The concept of this book is a simple and potentially profound one. Based upon the seven letters from Christ to the Church in Revelation, the authors invited a range of people to write an ‘eighth letter’, what they prayerfully though God might be saying to the church today.
There is something very intimate about letter, especially a hand-written letter as opposed to a hastily typed email. The act of writing with a pen, personally, to someone you know and care about, is an act of self-giving, and the very existence of the letter communicates to the recipient that you communication with them was important enough for you to take the time to do it in this way. There is a level of vulnerability in writing a letter. In this age of electronic expression, it is rare to reveal our own handwriting to others.
I wanted to love this book. The idea behind it was one that intrigued me – in fact I’ve tried to encourage folk in our church to give it a go, aware that if a number of letters are received, it may be possible with care to discern trends in them through which God may be saying something to us. Of course all letters are written with a specific recipient in mind. What they have to say addresses them, speaks into their situation and into your relationship with them, whatever that might be. This is their power. It is also possibly for me the weakness of this book. These letters are addressed to the Church of North America. Whilst there are many similarities between England and the USA, both in general and in the church, there are also many differences. Inevitably these differences will lead to a different level of engagement between me and this letter and a North American Christian. On the whole, although I found many of the letters interesting, I didn’t find that they spoke directly to me or grabbed my imagination. I would love to know how my North American sisters and brothers find it.

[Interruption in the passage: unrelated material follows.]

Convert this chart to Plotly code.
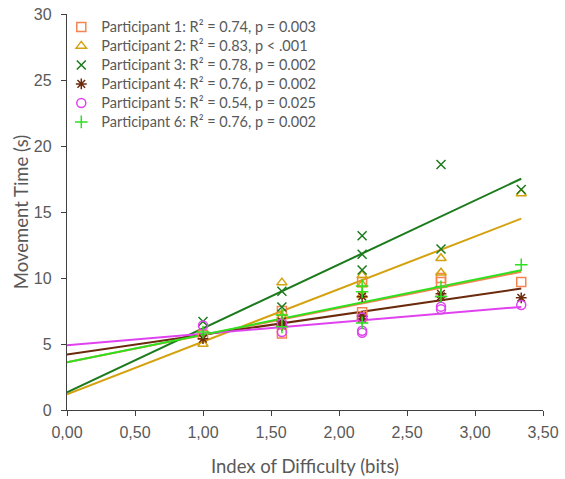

This is not to say that there weren’t images and ideas here that challenged me. We have recently started a Foodbank and are providing those in crisis with food from our church. Peter Rollins’ letter (‘The Sin of Abstraction’) challenged me to not provide food for the hungry but to think about what I can do to change the situation so that people aren’t hungry in the first place. A number of letters, Shane Claiborne’s springs to mind (‘A Dozen (or So) Flags and Seven Piles of Poop’), reinforced the growing conviction that I have about the importance of developing relationships with the poor and needy, not just having a theology concerning their plight. Both Jesus’ teaching and lifestyle radically related to those in need and those who are rejected. It is very easy for us to acknowledge this from the pulpit, but another thing entirely to actually live it out. There were a few letters concerning the importance of embracing art and artists in the church. Too often we have preferred clear cut teaching to open ended imagination; a bizarre start of affairs when our founder spoke so playfully in parable, the prophets challenged in poetry and the heart of the Bible is a book of songs! I was reminded of a desire I have to allow creativity and art to be freed to express God and his Kingdom within and even without our church.
One final letter I want to mention, that by Nathan Colquhoun titled ‘On Self-Justification’. Like many other letters in this book, he talks about the gap between the life Jesus modelled and taught and the life that we lead and teach. He points out how we often attempt to close this gap through justifying the difference, explaining it away and finding approaches that can make us feel more at ease with it. He uses the example of Jesus instructing the Rich, Young, Ruler to go away and sell everything he has and give the money to the poor, and how we so frequently devise ways of working around this so that his instruction is not our command. Such self-justification enables us to live a lie without feeling guilty. Rather than using so much energy attempting to find peace through justifying our actions, Colquhoun suggests we would be far better off simply admitting and living with the difference between our beliefs and our actions. At first this sounds like an enormous cop out, but the truth is that we will never be able. Sure we should seek to, striving to be open to the Spirit’s guidance and enabling as we take on Jesus’ yoke (as in Aileen Van Ginkel’s letter ‘Real Rest’), but we will never be able to achieve this fully, just as we were unable to live out the Law of the Old Testament. That’s why Jesus had to come, as he and he alone could fulfil that Law, live out that life. The act of admitting that we are unable to, that we live a lie, leads in fact to liberation and a greater chance of being obedient, as being humble and admitting our frailty frees us to be open to the Spirit’s transforming power. In many way’s this letter is one of the most important in the book. Without it, such a collection could leave us feeling impotent and guilty. With it we are able to listen to the challenges contained within and aspire to them, without the worry of having to count our successes.
I’ve given this book 3 Stars (‘I liked it’ rating). I didn’t find it an unputdownable book (does such a word exist – it should do as such books certainly exist!) possibly as it doesn’t directly speak into my culture, both in general and in the church. That said, it was certainly worth reading and as my unusually long review demonstrates, it has provoked thought, helped and crystallised through writing this.